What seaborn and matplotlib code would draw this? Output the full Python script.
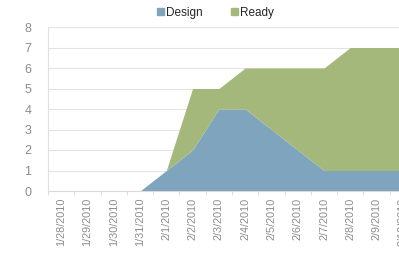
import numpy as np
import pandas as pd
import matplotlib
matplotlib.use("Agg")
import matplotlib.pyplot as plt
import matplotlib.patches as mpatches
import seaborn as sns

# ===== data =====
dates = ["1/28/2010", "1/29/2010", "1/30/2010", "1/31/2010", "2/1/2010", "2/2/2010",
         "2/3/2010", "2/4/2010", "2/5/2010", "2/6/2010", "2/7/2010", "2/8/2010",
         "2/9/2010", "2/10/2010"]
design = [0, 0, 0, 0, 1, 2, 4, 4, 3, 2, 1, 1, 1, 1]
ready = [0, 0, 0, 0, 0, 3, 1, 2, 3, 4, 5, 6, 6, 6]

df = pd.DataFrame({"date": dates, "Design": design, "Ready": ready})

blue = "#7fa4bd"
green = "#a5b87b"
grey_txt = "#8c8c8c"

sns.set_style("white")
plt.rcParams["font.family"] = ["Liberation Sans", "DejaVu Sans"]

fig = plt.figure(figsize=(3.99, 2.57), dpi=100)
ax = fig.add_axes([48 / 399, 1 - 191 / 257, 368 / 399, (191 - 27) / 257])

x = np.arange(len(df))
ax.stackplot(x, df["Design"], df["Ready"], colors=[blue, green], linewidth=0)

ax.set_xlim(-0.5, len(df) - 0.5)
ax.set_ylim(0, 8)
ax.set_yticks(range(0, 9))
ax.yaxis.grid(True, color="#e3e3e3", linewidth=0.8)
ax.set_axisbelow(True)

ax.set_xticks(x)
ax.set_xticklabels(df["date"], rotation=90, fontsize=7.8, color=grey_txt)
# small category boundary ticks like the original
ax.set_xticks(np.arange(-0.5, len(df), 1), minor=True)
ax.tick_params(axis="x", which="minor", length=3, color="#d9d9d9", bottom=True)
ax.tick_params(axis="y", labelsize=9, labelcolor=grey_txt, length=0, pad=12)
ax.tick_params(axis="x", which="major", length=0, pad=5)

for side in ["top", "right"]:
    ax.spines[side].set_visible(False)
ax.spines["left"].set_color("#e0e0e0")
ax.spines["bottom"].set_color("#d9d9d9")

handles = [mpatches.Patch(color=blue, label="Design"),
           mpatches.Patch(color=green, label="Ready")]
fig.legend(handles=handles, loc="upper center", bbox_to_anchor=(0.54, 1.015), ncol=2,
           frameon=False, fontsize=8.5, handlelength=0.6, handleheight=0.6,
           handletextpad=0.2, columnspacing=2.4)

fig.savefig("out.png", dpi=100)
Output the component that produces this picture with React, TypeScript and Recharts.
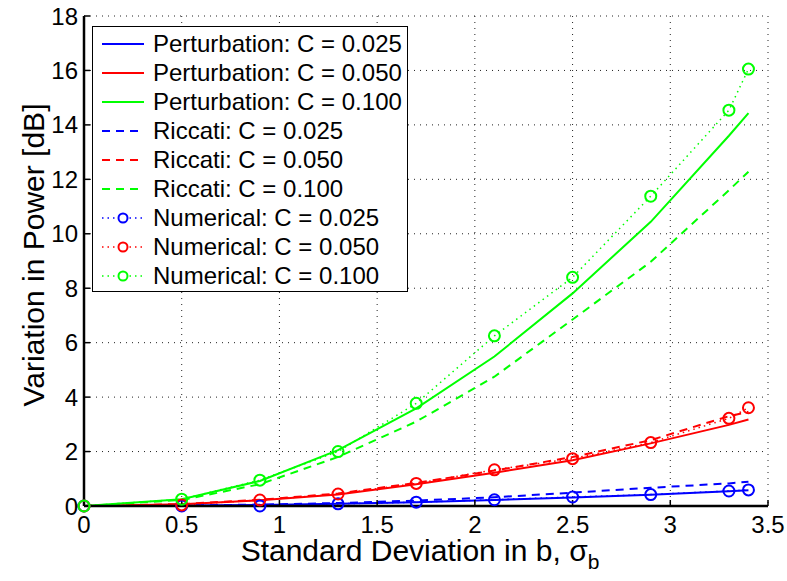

* * *

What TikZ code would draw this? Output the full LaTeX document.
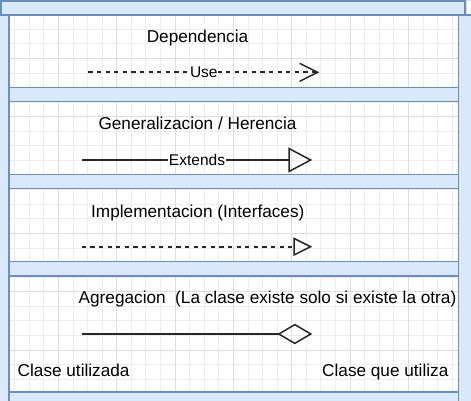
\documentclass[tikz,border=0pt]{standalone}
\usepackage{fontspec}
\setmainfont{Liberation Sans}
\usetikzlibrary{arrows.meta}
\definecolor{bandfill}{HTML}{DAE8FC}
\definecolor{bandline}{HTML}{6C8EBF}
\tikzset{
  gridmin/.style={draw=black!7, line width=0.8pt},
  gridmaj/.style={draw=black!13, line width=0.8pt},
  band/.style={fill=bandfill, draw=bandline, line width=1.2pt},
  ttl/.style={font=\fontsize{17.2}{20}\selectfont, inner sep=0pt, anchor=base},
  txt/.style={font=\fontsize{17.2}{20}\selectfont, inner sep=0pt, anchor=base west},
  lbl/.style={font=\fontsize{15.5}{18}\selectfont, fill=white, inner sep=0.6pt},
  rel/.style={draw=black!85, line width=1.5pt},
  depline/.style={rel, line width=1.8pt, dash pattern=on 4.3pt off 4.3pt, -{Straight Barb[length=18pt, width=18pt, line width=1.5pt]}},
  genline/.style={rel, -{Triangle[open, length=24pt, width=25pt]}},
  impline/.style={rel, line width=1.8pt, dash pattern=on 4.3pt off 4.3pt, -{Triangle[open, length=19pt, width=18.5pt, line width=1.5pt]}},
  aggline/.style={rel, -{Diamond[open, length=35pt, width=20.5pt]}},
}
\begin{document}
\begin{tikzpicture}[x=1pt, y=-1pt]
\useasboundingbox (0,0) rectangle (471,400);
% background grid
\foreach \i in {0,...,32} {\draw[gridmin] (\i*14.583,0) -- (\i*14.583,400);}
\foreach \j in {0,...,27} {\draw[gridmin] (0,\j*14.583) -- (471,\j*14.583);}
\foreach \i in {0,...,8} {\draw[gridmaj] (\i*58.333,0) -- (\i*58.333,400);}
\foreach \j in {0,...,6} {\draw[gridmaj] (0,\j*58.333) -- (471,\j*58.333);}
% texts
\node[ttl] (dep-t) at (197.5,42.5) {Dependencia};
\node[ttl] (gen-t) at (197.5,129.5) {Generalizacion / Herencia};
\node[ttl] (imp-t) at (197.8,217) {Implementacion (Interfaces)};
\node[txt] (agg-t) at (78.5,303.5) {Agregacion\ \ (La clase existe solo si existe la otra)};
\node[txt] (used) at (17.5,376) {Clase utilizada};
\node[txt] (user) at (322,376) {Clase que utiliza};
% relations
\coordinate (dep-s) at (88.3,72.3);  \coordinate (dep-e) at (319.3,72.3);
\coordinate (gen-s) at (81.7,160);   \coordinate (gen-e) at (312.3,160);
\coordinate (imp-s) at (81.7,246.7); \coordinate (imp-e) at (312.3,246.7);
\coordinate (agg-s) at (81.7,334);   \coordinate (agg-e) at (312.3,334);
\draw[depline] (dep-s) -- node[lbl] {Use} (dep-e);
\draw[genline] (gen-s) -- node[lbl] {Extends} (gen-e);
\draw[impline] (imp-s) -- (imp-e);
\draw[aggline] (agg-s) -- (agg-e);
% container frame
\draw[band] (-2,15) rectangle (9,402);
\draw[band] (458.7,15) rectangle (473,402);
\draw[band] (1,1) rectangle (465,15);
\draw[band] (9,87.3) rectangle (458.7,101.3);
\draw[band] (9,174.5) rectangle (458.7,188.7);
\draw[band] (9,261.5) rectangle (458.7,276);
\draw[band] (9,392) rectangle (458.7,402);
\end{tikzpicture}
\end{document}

## [GIVEN INSTRUCTION]
Exactly the lines from the one with "What seaborn and" through the one with "ax.set_axisbelow(True)" are to be reproduced, and no pictures with them.

## [WRITTEN REPLY]
What seaborn and matplotlib code would draw this? Output the full Python script.
import numpy as np
import pandas as pd
import matplotlib
matplotlib.use("Agg")
import matplotlib.pyplot as plt
import matplotlib.patches as mpatches
import seaborn as sns

# ===== data =====
dates = ["1/28/2010", "1/29/2010", "1/30/2010", "1/31/2010", "2/1/2010", "2/2/2010",
         "2/3/2010", "2/4/2010", "2/5/2010", "2/6/2010", "2/7/2010", "2/8/2010",
         "2/9/2010", "2/10/2010"]
design = [0, 0, 0, 0, 1, 2, 4, 4, 3, 2, 1, 1, 1, 1]
ready = [0, 0, 0, 0, 0, 3, 1, 2, 3, 4, 5, 6, 6, 6]

df = pd.DataFrame({"date": dates, "Design": design, "Ready": ready})

blue = "#7fa4bd"
green = "#a5b87b"
grey_txt = "#8c8c8c"

sns.set_style("white")
plt.rcParams["font.family"] = ["Liberation Sans", "DejaVu Sans"]

fig = plt.figure(figsize=(3.99, 2.57), dpi=100)
ax = fig.add_axes([48 / 399, 1 - 191 / 257, 368 / 399, (191 - 27) / 257])

x = np.arange(len(df))
ax.stackplot(x, df["Design"], df["Ready"], colors=[blue, green], linewidth=0)

ax.set_xlim(-0.5, len(df) - 0.5)
ax.set_ylim(0, 8)
ax.set_yticks(range(0, 9))
ax.yaxis.grid(True, color="#e3e3e3", linewidth=0.8)
ax.set_axisbelow(True)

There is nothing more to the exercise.